Roberto Rosetti wants use of technology for microscopic calls scrapped
Uefa Director for Referees Roberto Rosetti has laid into the media for “playing a part” in the excessive use of the video assistant referee.
VAR has been widely criticised this season for various officiating errors and for overly delaying the game. In the FA Cup game between Bournemouth and Wolves in March 2025 it took VAR up to eight minutes to decide on an offside decision.
That timescale was nearly matched this week in a Copa del Rey game between Barcelona and Atletico Madrid, where officials took over seven minutes to decide whether or not Robert Lewandowski’s heel had been offside in the build up to Pau Cubarsi’s goal.
VAR has particularly been criticised for making offside calls where the margin is barely visible to the naked eye, which is far from the reason the offside rule was introduced in the first place.
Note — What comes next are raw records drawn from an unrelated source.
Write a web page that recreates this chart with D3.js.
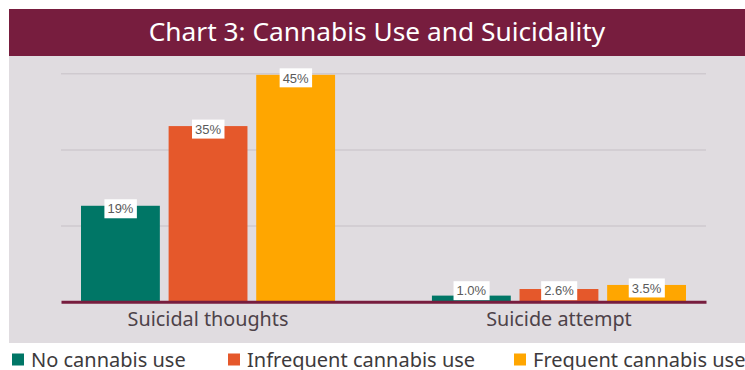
<!DOCTYPE html>
<html lang="en">
<head>
<meta charset="UTF-8">
<title>Chart 3</title>
<script src="https://cdn.jsdelivr.net/npm/d3@7"></script>
<style>
    body { margin: 0; background: #fff; }
    svg { display: block; }
    .cat text { font-family: "Noto Sans", sans-serif; font-size: 19.8px; fill: #4d4249; }
    .lbl { font-family: "Liberation Sans", Arial, sans-serif; font-size: 13px; fill: #5a5a5a; }
    .legend text { font-family: "Noto Sans", sans-serif; font-size: 20px; fill: #3d3a3c; }
</style>
</head>
<body>
<div id="fig"></div>
<script>
    // data
    const categories = ["Suicidal thoughts", "Suicide attempt"]
    const series = ["No cannabis use", "Infrequent cannabis use", "Frequent cannabis use"]
    const noUse = [18.9, 1.2]
    const infrequentUse = [34.6, 2.5]
    const frequentUse = [44.7, 3.3]
    const labelsNo = ["19%", "1.0%"]
    const labelsInfrequent = ["35%", "2.6%"]
    const labelsFrequent = ["45%", "3.5%"]
    const gridTicks = [15, 30, 45]
    const colors = ["#007666", "#E5582B", "#FFA600"]

    const W = 745, H = 370
    const svg = d3.select("#fig").append("svg")
        .attr("width", W).attr("height", H)

    // title band + panel
    svg.append("rect").attr("x", 9).attr("y", 9).attr("width", W - 9).attr("height", 47).attr("fill", "#771D3E")
    svg.append("rect").attr("x", 9).attr("y", 56).attr("width", W - 9).attr("height", 287).attr("fill", "#E0DCE0")
    svg.append("text")
        .attr("x", 377).attr("y", 41)
        .attr("text-anchor", "middle")
        .style("font-family", "'Noto Sans', sans-serif")
        .style("font-size", "26.3px")
        .style("fill", "#fff")
        .text("Chart 3: Cannabis Use and Suicidality")

    const left = 61, right = 706
    const y = d3.scaleLinear().domain([0, 45]).range([301.7, 73.3])
    const x0 = d3.scaleBand().domain(categories).range([left, right]).paddingInner(0.276).paddingOuter(0.057)
    const x1 = d3.scaleBand().domain(series).range([0, x0.bandwidth()]).paddingInner(0.1)

    // gridlines
    svg.append("g")
        .attr("transform", `translate(${left},0)`)
        .call(d3.axisLeft(y).tickValues(gridTicks).tickSize(-(right - left)).tickFormat(""))
        .call(g => g.select(".domain").remove())
        .call(g => g.selectAll("line").attr("stroke", "#CFCACF").attr("stroke-width", 1.5))

    const rows = categories.map((c, i) => ({
        cat: c,
        vals: [
            {s: series[0], v: noUse[i], l: labelsNo[i], c: colors[0]},
            {s: series[1], v: infrequentUse[i], l: labelsInfrequent[i], c: colors[1]},
            {s: series[2], v: frequentUse[i], l: labelsFrequent[i], c: colors[2]}
        ]
    }))

    const groups = svg.selectAll(".grp").data(rows).enter().append("g")
        .attr("class", "grp")
        .attr("transform", d => `translate(${x0(d.cat)},0)`)

    groups.selectAll("rect").data(d => d.vals).enter().append("rect")
        .attr("x", d => x1(d.s))
        .attr("y", d => y(d.v))
        .attr("width", x1.bandwidth())
        .attr("height", d => y(0) - y(d.v))
        .attr("fill", d => d.c)

    // baseline + category labels
    svg.append("g")
        .attr("class", "cat")
        .attr("transform", `translate(0,${y(0)})`)
        .call(d3.axisBottom(x0).tickSize(0).tickSizeOuter(0))
        .call(g => g.select(".domain").attr("stroke", "#771D3E").attr("stroke-width", 3))
        .call(g => g.selectAll("text").attr("y", 24).attr("dy", 0))

    // value labels in white boxes
    const lbls = groups.selectAll(".lblg").data(d => d.vals).enter().append("g").attr("class", "lblg")
    lbls.each(function (d) {
        const g = d3.select(this)
        const cx = x1(d.s) + x1.bandwidth() / 2
        const cy = Math.min(y(d.v) + 3, y(0) - 11)
        const t = g.append("text").attr("class", "lbl")
            .attr("x", cx).attr("y", cy).attr("dy", "0.36em")
            .attr("text-anchor", "middle").text(d.l)
        const bb = t.node().getBBox()
        g.insert("rect", "text")
            .attr("x", bb.x - 3).attr("y", cy - 9.5)
            .attr("width", bb.width + 6).attr("height", 19)
            .attr("fill", "#fff")
    })

    // legend
    const legX = [12, 228, 514]
    const leg = svg.append("g").attr("class", "legend")
        .selectAll("g").data(series).enter().append("g")
        .attr("transform", (d, i) => `translate(${legX[i]},353.5)`)
    leg.append("rect").attr("width", 12).attr("height", 12).attr("fill", (d, i) => colors[i])
    leg.append("text").attr("x", 19).attr("y", 13.5).text(d => d)
</script>
</body>
</html>
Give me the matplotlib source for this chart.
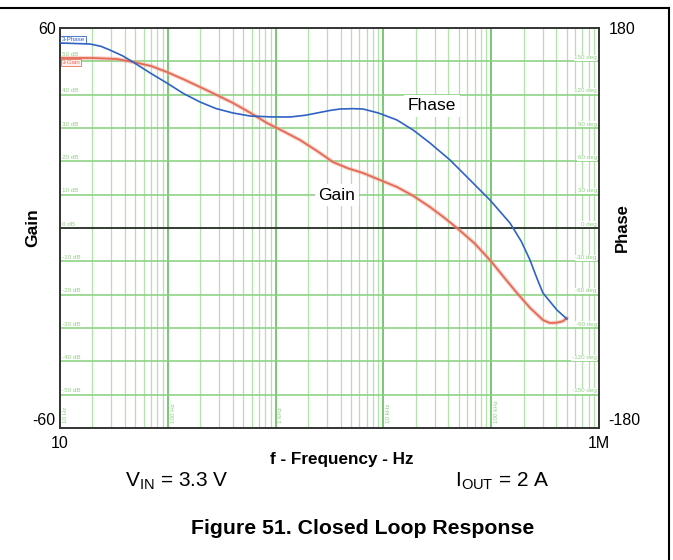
import matplotlib
matplotlib.use("Agg")
import matplotlib.pyplot as plt
import numpy as np

# Bode data
freq_phase = [10, 19, 24, 29, 38, 47.5, 70, 98, 140, 199, 280, 403, 579, 900, 1361, 1900,
              2422, 3200, 3955, 5200, 6470, 9000, 13360, 19000, 27040, 41480, 63580,
              97430, 149300, 190000, 229000, 265000, 302000, 360000, 407000, 504000]
phase_deg = [166.5, 165.6, 163.5, 160.2, 155.0, 149.4, 139.0, 130.5, 121.0, 113.4, 107.5,
             103.5, 100.8, 100.0, 99.9, 101.5, 103.5, 105.8, 107.1, 107.4, 107.1, 103.5,
             97.2, 88.0, 76.5, 61.2, 43.2, 25.2, 4.5, -12.0, -28.8, -45.0, -58.5, -67.5,
             -73.8, -81.9]

freq_gain = [10, 20, 33.8, 47.5, 70, 98, 140, 199, 280, 403, 580, 832, 1200, 1683, 2400,
             3404, 4700, 6470, 9300, 13360, 19000, 27040, 36000, 48190, 70000, 97430,
             130000, 173400, 230000, 302000, 350000, 407000, 460000, 504000]
gain_db = [51.0, 51.0, 50.7, 49.8, 48.6, 46.8, 44.6, 42.3, 40.0, 37.5, 34.6, 31.5, 28.9,
           26.4, 23.2, 19.8, 17.9, 16.5, 14.4, 12.3, 9.6, 6.3, 3.3, 0.0, -4.6, -9.6,
           -14.6, -19.5, -24.0, -27.6, -28.5, -28.4, -28.0, -27.0]

decades = [10, 100, 1000, 10000, 100000, 1000000]
decade_labels = ["10 Hz", "100 Hz", "1 kHz", "10 kHz", "100 kHz"]
gain_grid = [50, 40, 30, 20, 10, 0, -10, -20, -30, -40, -50]
phase_grid = [150, 120, 90, 60, 30, 0, -30, -60, -90, -120, -150]

plt.rcParams['font.family'] = ['Liberation Sans', 'DejaVu Sans']

fig = plt.figure(figsize=(6.73, 5.6), dpi=100)
ax = fig.add_axes([60 / 673, 1 - 428 / 560, 539 / 673, 400 / 560])
ax2 = ax.twinx()

ax.set_xscale('log')
ax.set_xlim(10, 1e6)
ax.set_ylim(-60, 60)
ax2.set_ylim(-180, 180)

# grid
for d in decades[:-1]:
    for m in range(2, 10):
        ax.axvline(d * m, color='#b4e2ac', lw=0.9, zorder=0)
    ax.axvline(d, color='#6cc464', lw=1.3, zorder=0)
for g in gain_grid:
    ax.axhline(g, color='#86d07c', lw=1.1, zorder=0)
ax.axhline(0, color='#222222', lw=1.2, zorder=2.5)

# faint instrument labels, sitting just above their grid lines
gcol = '#8fd083'
for g in gain_grid:
    off = 1.3 if g == 50 else 0.4
    ax.text(10.4, g + off, f"{g} dB", fontsize=4.5, color=gcol, va='bottom', ha='left',
            bbox=dict(fc='white', ec='none', pad=0.3), zorder=2)
for p in phase_grid:
    ax2.text(0.996, (p + 180) / 360 + 0.003, f"{p} deg", transform=ax2.transAxes, fontsize=4.5,
             color=gcol, va='bottom', ha='right', bbox=dict(fc='white', ec='none', pad=0.4), zorder=2)
for d, lab in zip(decades, decade_labels):
    ax.text(d * 1.06, -58.5, lab, fontsize=4.5, color=gcol, rotation=90, va='bottom', ha='left')

ax.plot(freq_gain, gain_db, color='#f0a090', lw=3.0, alpha=0.45, zorder=3,
        solid_capstyle='round')
ax.plot(freq_gain, gain_db, color='#e46a55', lw=1.3, zorder=3)
ax2.plot(freq_phase, phase_deg, color='#2f62c4', lw=1.2, zorder=3)

ax.text(10.3, 56.5, "3-Phase", fontsize=4.5, color='#2f62c4', va='center', ha='left',
        bbox=dict(fc='white', ec='#2f62c4', lw=0.6, pad=0.8), zorder=4)
ax.text(10.3, 49.6, "3-Gain", fontsize=4.5, color='#e8735f', va='center', ha='left',
        bbox=dict(fc='#fdf0ee', ec='#e8735f', lw=0.6, pad=0.6), zorder=4)

ax.text(28250, 36.6, "Fhase", fontsize=12.5, ha='center', va='center',
        bbox=dict(fc='white', ec='none', pad=2.5), zorder=4)
ax.text(3700, 9.9, "Gain", fontsize=12.5, ha='center', va='center',
        bbox=dict(fc='white', ec='none', pad=2.5), zorder=4)

# ticks: only the ends
ax.set_xticks([10, 1e6], ['10', '1M'])
ax.set_xticks([], minor=True)
ax.set_yticks([-60, 60], ['-60', '60'])
ax2.set_yticks([-180, 180], ['-180', '180'])
ax.tick_params(length=0, labelsize=11.5, pad=3)
ax.tick_params(axis='x', pad=6)
ax2.tick_params(length=0, labelsize=11.5, pad=7)
ax.get_yticklabels()[0].set_va('bottom')
ax2.get_yticklabels()[0].set_va('bottom')

for a in (ax, ax2):
    for s in a.spines.values():
        s.set_color('#333333')
        s.set_linewidth(1.2)

ax.set_ylabel("Gain", fontsize=12.5, fontweight='bold')
ax.yaxis.set_label_coords(-0.037, 0.5)
ax2.set_ylabel("Phase", fontsize=12, fontweight='bold', rotation=90)
ax2.yaxis.set_label_coords(1.03, 0.5)
ax.set_xlabel("f - Frequency - Hz", fontsize=12.3, fontweight='bold')
ax.xaxis.set_label_coords(0.523, -0.06)

fig.text(177 / 673, 1 - 481 / 560, r"V$_{\mathregular{IN}}$ = 3.3 V", fontsize=15, ha='center', va='center')
fig.text(502 / 673, 1 - 481 / 560, r"I$_{\mathregular{OUT}}$ = 2 A", fontsize=15, ha='center', va='center')
fig.text(363 / 673, 1 - 528 / 560, "Figure 51. Closed Loop Response", fontsize=15.3,
         fontweight='bold', ha='center', va='center')

# partial frame around the figure
fig.add_artist(plt.Line2D([0, 669 / 673], [1 - 8 / 560, 1 - 8 / 560], color='black', lw=1.5,
                          transform=fig.transFigure))
fig.add_artist(plt.Line2D([669 / 673, 669 / 673], [0, 1 - 8 / 560], color='black', lw=1.5,
                          transform=fig.transFigure))

fig.savefig("out.png", dpi=100)
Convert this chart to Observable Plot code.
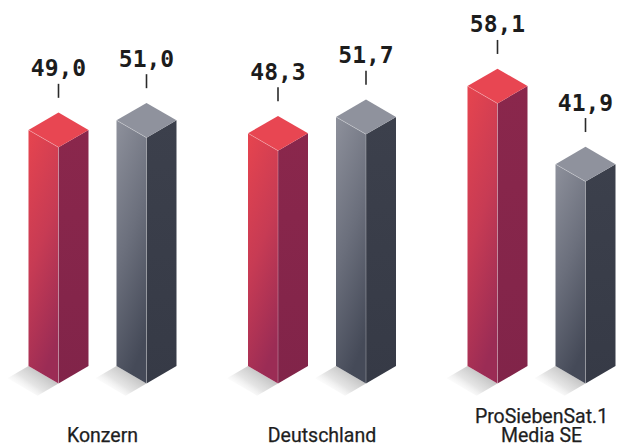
<!DOCTYPE html>
<html>
<head>
<meta charset="utf-8">
<script src="https://cdn.jsdelivr.net/npm/d3@7"></script>
<script src="https://cdn.jsdelivr.net/npm/@observablehq/plot@0.6"></script>
<style>
  html, body { margin: 0; padding: 0; background: #ffffff; }
  #chart svg { display: block; background: #ffffff; }
</style>
</head>
<body>
<div id="chart"></div>
<script>
// ---- data ----
const categories = ["Konzern", "Deutschland", "ProSiebenSat.1\nMedia SE"];
const seriesNames = ["Frauen", "Männer"];
const frauen = [49.0, 48.3, 58.1];
const maenner = [51.0, 51.7, 41.9];

// ---- geometry helpers (in data units of the Plot scales) ----
const X_PX = 219.5;                 // px per x unit (range/domain below)
const Y_PX = (383 - 93.8) / 60;     // px per y unit
const OFF = 44 / X_PX;              // bar offset from group centre
const H = 30 / X_PX;                // half width of a bar (x units)
const DY = 17.4 / Y_PX;             // isometric depth in y units

const bars = categories.flatMap((cat, i) => [
  {cat, i, series: seriesNames[0], value: frauen[i], c: i - OFF},
  {cat, i, series: seriesNames[1], value: maenner[i], c: i + OFF}
]);

function poly(face, b, k) {
  const c = b.c, v = b.value;
  const pts = {
    left:   [[c - H, DY], [c - H, v + DY], [c, v], [c, 0]],
    right:  [[c, 0], [c, v], [c + H, v + DY], [c + H, DY]],
    top:    [[c - H, v + DY], [c, v + 2 * DY], [c + H, v + DY], [c, v]],
    shadow: [[c - H, DY], [c, 0], [c - 0.7 * H, -0.7 * DY], [c - 1.7 * H, 0.3 * DY]],
    edge:   [[c - H, v + DY], [c, v], [c, 0]]
  }[face];
  return pts.map(([x, y]) => ({x, y, id: face + k, series: b.series}));
}
const faces = (face, series) =>
  bars.flatMap((b, k) => (series == null || b.series === series) ? poly(face, b, k) : []);

const fmt = v => v.toFixed(1).replace(".", ",");

const faceMark = (face, series, fill, extra = {}) =>
  Plot.line(faces(face, series), {x: "x", y: "y", z: "id", fill, stroke: "none", curve: "linear", ...extra});

const chart = Plot.plot({
  width: 621,
  height: 443,
  marginTop: 0, marginBottom: 0, marginLeft: 0, marginRight: 0,
  x: {domain: [0, 2], range: [102, 541], axis: null},
  y: {domain: [0, 60], range: [383, 93.8], axis: null},
  marks: [
    faceMark("shadow", null, "url(#gShadow)"),
    faceMark("left", "Frauen", "url(#gRedLeft)"),
    faceMark("right", "Frauen", "url(#gRedRight)"),
    faceMark("top", "Frauen", "#e84652"),
    faceMark("left", "Männer", "url(#gGreyLeft)"),
    faceMark("right", "Männer", "url(#gGreyRight)"),
    faceMark("top", "Männer", "#8f929d"),
    Plot.line(faces("edge", null), {x: "x", y: "y", z: "id", stroke: "#ffffff", strokeOpacity: 0.35, strokeWidth: 0.8, fill: "none"}),
    // value ticks and labels
    Plot.ruleX(bars, {x: "c", y1: "value", y2: d => d.value + 14 / Y_PX, dy: -49, stroke: "#2a2a2a", strokeWidth: 1.6}),
    Plot.text(bars, {x: "c", y: "value", text: d => fmt(d.value), dy: -71, lineAnchor: "bottom",
      fontFamily: "DejaVu Sans Mono", fontWeight: "bold", fontSize: 23, fill: "#1c1c1c"}),
    // category labels
    Plot.text(categories, {x: (d, i) => i, y: () => 0, text: d => d, dy: 58.8, lineAnchor: "bottom",
      lineHeight: 1, fontFamily: "Roboto", fontSize: 19.5, fill: "#1e1e1e", stroke: "#1e1e1e", strokeWidth: 0.25})
  ]
});

const defs = d3.select(chart).insert("defs", ":first-child");
function lin(id, stops, x1 = 0, y1 = 0, x2 = 0, y2 = 1) {
  const g = defs.append("linearGradient").attr("id", id)
    .attr("x1", x1).attr("y1", y1).attr("x2", x2).attr("y2", y2);
  stops.forEach(([o, c, op = 1]) => g.append("stop").attr("offset", o).attr("stop-color", c).attr("stop-opacity", op));
}
lin("gRedLeft", [[0, "#e5444f"], [0.5, "#c73b54"], [1, "#9b2c55"]], 0.1, 0, 0.4, 1);
lin("gRedRight", [[0, "#8a274c"], [1, "#812449"]]);
lin("gGreyLeft", [[0, "#8c8f9a"], [0.5, "#6b6f7c"], [1, "#454a58"]], 0.1, 0, 0.4, 1);
lin("gGreyRight", [[0, "#3c404c"], [1, "#363a46"]]);
lin("gShadow", [[0, "#bdbdbd", 1], [0.55, "#dedede", 0.8], [1, "#ffffff", 0]], 0.85, 0.3, 0.2, 0.85);

document.getElementById("chart").appendChild(chart);
</script>
</body>
</html>
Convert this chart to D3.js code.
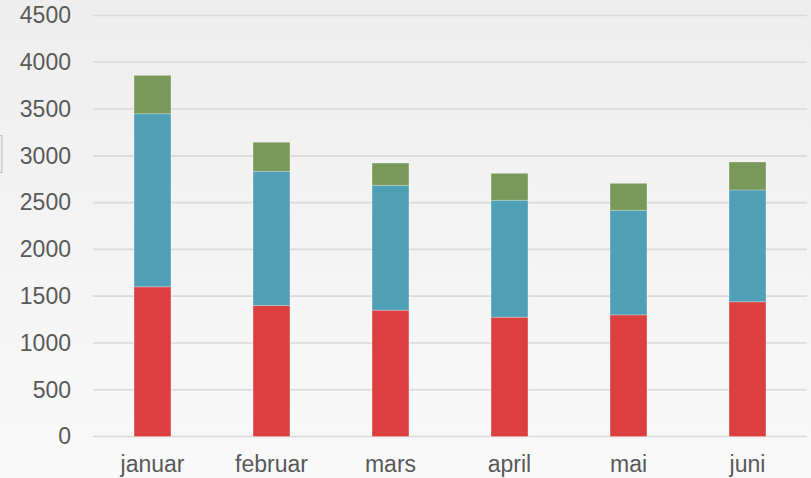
<!DOCTYPE html>
<html lang="no">
<head>
  <meta charset="UTF-8" />
  <title>Stablet stolpediagram</title>
  <style>
    html, body { margin: 0; padding: 0; }
    body { width: 811px; height: 478px; overflow: hidden; }
    text { font-family: "Liberation Sans", Arial, sans-serif; fill: #595959; }
  </style>
  <script src="https://d3js.org/d3.v7.min.js"></script>
</head>
<body>
  <svg id="chart" width="811" height="478"></svg>

  <script>
    const months = ['januar', 'februar', 'mars', 'april', 'mai', 'juni'];
    const seriesRed = [1600, 1400, 1350, 1275, 1300, 1440];
    const seriesBlue = [1850, 1435, 1335, 1250, 1118, 1195];
    const seriesGreen = [410, 310, 238, 288, 288, 299];
    const yTicks = [0, 500, 1000, 1500, 2000, 2500, 3000, 3500, 4000, 4500];
    const colors = ['#db3f3e', '#4fa0b7', '#79995a'];

    const width = 811, height = 478;
    const margin = { top: 15.5, right: 4, bottom: 41.5, left: 93 };

    const svg = d3.select('#chart');

    // soft background gradient
    const grad = svg.append('defs').append('linearGradient')
      .attr('id', 'bg').attr('x1', 0).attr('y1', 0).attr('x2', 0).attr('y2', 1);
    grad.append('stop').attr('offset', '0%').attr('stop-color', '#eeeeee');
    grad.append('stop').attr('offset', '100%').attr('stop-color', '#f9f9f9');
    svg.append('rect').attr('width', width).attr('height', height).attr('fill', 'url(#bg)');

    // small handle at left edge
    svg.append('rect')
      .attr('x', -4).attr('y', 135.5).attr('width', 6).attr('height', 37)
      .attr('fill', '#eeeeee').attr('stroke', '#bdbdbd');

    const rows = months.map((m, i) => ({
      month: m, red: seriesRed[i], blue: seriesBlue[i], green: seriesGreen[i]
    }));
    const stack = d3.stack().keys(['red', 'blue', 'green'])(rows);

    const x = d3.scaleBand()
      .domain(months)
      .range([margin.left, width - margin.right])
      .paddingInner(0.69)
      .paddingOuter(0.345);

    const y = d3.scaleLinear()
      .domain([0, 4500])
      .range([height - margin.bottom, margin.top]);

    // gridlines
    svg.append('g')
      .selectAll('line')
      .data(yTicks)
      .join('line')
      .attr('x1', margin.left)
      .attr('x2', width - margin.right)
      .attr('y1', d => y(d))
      .attr('y2', d => y(d))
      .attr('stroke', '#d9d9d9')
      .attr('stroke-width', 1.6);

    // y axis labels
    const yAxis = svg.append('g')
      .attr('transform', `translate(${margin.left},0)`)
      .call(d3.axisLeft(y).tickValues(yTicks).tickFormat(d3.format('d')).tickSize(0).tickPadding(22));
    yAxis.select('.domain').remove();
    yAxis.selectAll('text')
      .attr('font-size', '23px')
      .attr('fill', '#595959')
      .attr('font-family', '"Liberation Sans", Arial, sans-serif');

    // bars
    svg.append('g')
      .selectAll('g')
      .data(stack)
      .join('g')
      .attr('fill', (d, i) => colors[i])
      .selectAll('rect')
      .data(d => d)
      .join('rect')
      .attr('x', d => x(d.data.month))
      .attr('width', x.bandwidth())
      .attr('y', d => y(d[1]))
      .attr('height', d => y(d[0]) - y(d[1]))
      .attr('stroke', 'rgba(255,255,255,0.25)')
      .attr('stroke-width', 1);

    // x axis labels
    const xAxis = svg.append('g')
      .attr('transform', `translate(0,${height - margin.bottom})`)
      .call(d3.axisBottom(x).tickSize(0).tickPadding(19));
    xAxis.select('.domain').remove();
    xAxis.selectAll('text')
      .attr('font-size', '23px')
      .attr('fill', '#595959')
      .attr('font-family', '"Liberation Sans", Arial, sans-serif');
  </script>
</body>
</html>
“You are guilty in some way, because also you pushed for more interventions,” Rosetti told reporters. “‘Where is VAR? Why doesn’t VAR intervene? Why is VAR not involved? What are the VARs doing?’ But now we need to be careful about that.”
However, the Uefa official admitted that the use of the technology for the tiniest possible checks should be scrapped.
“Eight years ago, I came to London and we discussed what VAR stands for,” said Rosetti. “We spoke about clear mistakes, because technology works so well in factual decisions. In objective decisions, it is fantastic.
“Subjective evaluation is more difficult. That’s why we started to speak about clear and obvious mistakes: clear evidence. I believe that we need to speak about this again in our meetings at the end of the season.
“We cannot go in this direction of microscopic VAR intervention. We love football like it is.”